= Hennegen Bates Company =

Jeweler in Baltimore, Maryland, US from 1857 to 1955

Hennegen Bates Company was a jeweler and silversmith in Baltimore, Maryland, also known as Hennegan, Bates & Company and Hennegan-Bates Company. The company existed from 1857 to about 1955.

== History ==

The business originally began in Wheeling, West Virginia, by James T. Scott in 1857 who went to Wheeling from Huntington, Pennsylvania. The firm soon became known as James T. Scott & Company doing a wholesale and retail business. In 1859, William H. Hennegen, a native of Rochester, New York went to Wheeling from St. Louis, Missouri and soon became a partner with James Scott. In 1864, Hennegan opened a wholesale branch of the company in Pittsburgh, Pennsylvania, that soon became known as Scott & Hennegen. The partnership between Scott & Hennegen was dissolved 1869 with Hennegen taking over the Wheeling business and Scott taking over the Pittsburgh business with G. B. Barrett. The Pittsburgh business became known as Scott, Barrett & Company. The Wheeling business kept by Hennegen was joined by James O. Bates in 1886 and John D. Reynolds in 1869.

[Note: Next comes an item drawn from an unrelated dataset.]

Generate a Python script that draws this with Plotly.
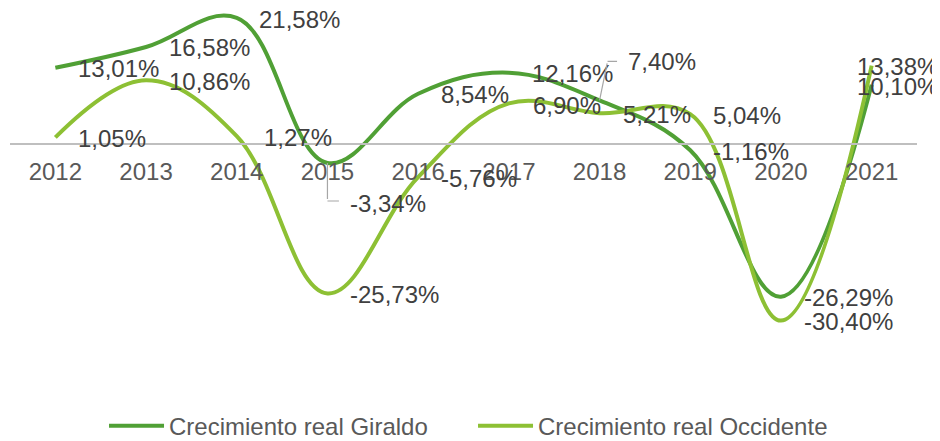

In 1874, Hennegen and Reynolds opened a store on Baltimore Street in Baltimore, Maryland, while Bates continued to operate the main location in Wheeling. The Wheeling business was later sold to Jacob W. Grubb. The Wholesale operations ran for a number of years but were eventually discontinued and the business became retail only. The enterprise was eventually incorporated in 1899 with Hennegen becoming President, Bates Vice-President and Mr. Reynolds, secretary-treasurer. Hennegen died a short time later in June 1901, and Bates became the leader of the business. The business was burnt to the ground during the Great Baltimore Fire in 1904. Only the store's massive fire-proof safe survived. The business was rebuilt.

When Bates died in 1914, Reynolds became the chief executive. The business was later joined by C. Howard Millikin as vice president and Andrew L. Warner as secretary treasurer.